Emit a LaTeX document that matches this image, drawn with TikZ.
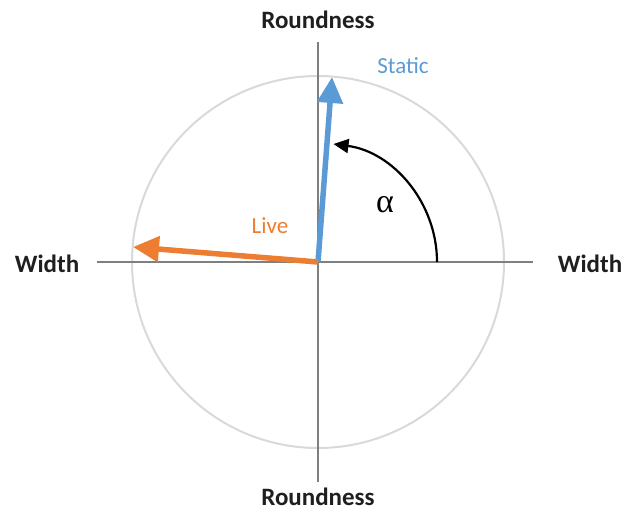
\documentclass[tikz,border=0pt]{standalone}
\usepackage{fontspec}
\setmainfont{Carlito}
\newfontfamily\greekfont{Liberation Serif}
\usetikzlibrary{arrows.meta}
\definecolor{staticblue}{HTML}{5B9BD5}
\definecolor{liveorange}{HTML}{ED7D31}
\definecolor{axisgray}{HTML}{7F7F7F}
\definecolor{circgray}{HTML}{D9D9D9}
\begin{document}
\begin{tikzpicture}[x=1pt,y=-1pt,
  axislabel/.style={font=\fontsize{25}{28}\selectfont\bfseries, text=black!88},
  axisline/.style={draw=axisgray, line width=1.6},
  vec/.style={line width=5.5, -{Triangle[length=26,width=25]}},
  anglearc/.style={line width=2.2, -{Triangle[length=15,width=14]}}]
\useasboundingbox (0,0) rectangle (628,514);
\coordinate (O) at (318,262);
\draw[circgray, line width=2] (O) circle[radius=186];
\coordinate (xl) at (97,262);
\coordinate (xr) at (533,262);
\coordinate (yt) at (318,42);
\coordinate (yb) at (318,482);
\draw[axisline] (xl) -- (xr);
\draw[axisline] (yt) -- (yb);
\node[axislabel] (rt) at (318,20) {Roundness};
\node[axislabel] (rb) at (318,497) {Roundness};
\node[axislabel] (wl) at (47,264) {Width};
\node[axislabel] (wr) at (590,264) {Width};
\coordinate (st) at (332,77);
\coordinate (lv) at (133,247);
\draw[vec, staticblue] (O) -- (st);
\draw[vec, liveorange] (O) -- (lv);
\node[text=staticblue, font=\fontsize{23}{26}\selectfont] (stl) at (403,66) {Static};
\node[text=liveorange, font=\fontsize{23}{26}\selectfont] (lvl) at (270,226) {Live};
\draw[anglearc] (437,262) arc[start angle=0, end angle=-82.5, radius=119];
\node[font=\fontsize{34}{36}\selectfont\greekfont] (al) at (385,205) {α};
\end{tikzpicture}
\end{document}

□ □ □ □

## GOAL
Reproduce the material word for word. Any pictures should be left out of the copy.

## EXERCISE SOLUTION
Emit a LaTeX document that matches this image, drawn with TikZ.
\documentclass[tikz,border=0pt]{standalone}
\usepackage{fontspec}
\setmainfont{Carlito}
\newfontfamily\greekfont{Liberation Serif}
\usetikzlibrary{arrows.meta}
\definecolor{staticblue}{HTML}{5B9BD5}
\definecolor{liveorange}{HTML}{ED7D31}
\definecolor{axisgray}{HTML}{7F7F7F}
\definecolor{circgray}{HTML}{D9D9D9}
\begin{document}
\begin{tikzpicture}[x=1pt,y=-1pt,
  axislabel/.style={font=\fontsize{25}{28}\selectfont\bfseries, text=black!88},
  axisline/.style={draw=axisgray, line width=1.6},
  vec/.style={line width=5.5, -{Triangle[length=26,width=25]}},
  anglearc/.style={line width=2.2, -{Triangle[length=15,width=14]}}]
\useasboundingbox (0,0) rectangle (628,514);
\coordinate (O) at (318,262);
\draw[circgray, line width=2] (O) circle[radius=186];
\coordinate (xl) at (97,262);
\coordinate (xr) at (533,262);
\coordinate (yt) at (318,42);
\coordinate (yb) at (318,482);
\draw[axisline] (xl) -- (xr);
\draw[axisline] (yt) -- (yb);
\node[axislabel] (rt) at (318,20) {Roundness};
\node[axislabel] (rb) at (318,497) {Roundness};
\node[axislabel] (wl) at (47,264) {Width};
\node[axislabel] (wr) at (590,264) {Width};
\coordinate (st) at (332,77);
\coordinate (lv) at (133,247);
\draw[vec, staticblue] (O) -- (st);
\draw[vec, liveorange] (O) -- (lv);
\node[text=staticblue, font=\fontsize{23}{26}\selectfont] (stl) at (403,66) {Static};
\node[text=liveorange, font=\fontsize{23}{26}\selectfont] (lvl) at (270,226) {Live};
\draw[anglearc] (437,262) arc[start angle=0, end angle=-82.5, radius=119];
\node[font=\fontsize{34}{36}\selectfont\greekfont] (al) at (385,205) {α};
\end{tikzpicture}
\end{document}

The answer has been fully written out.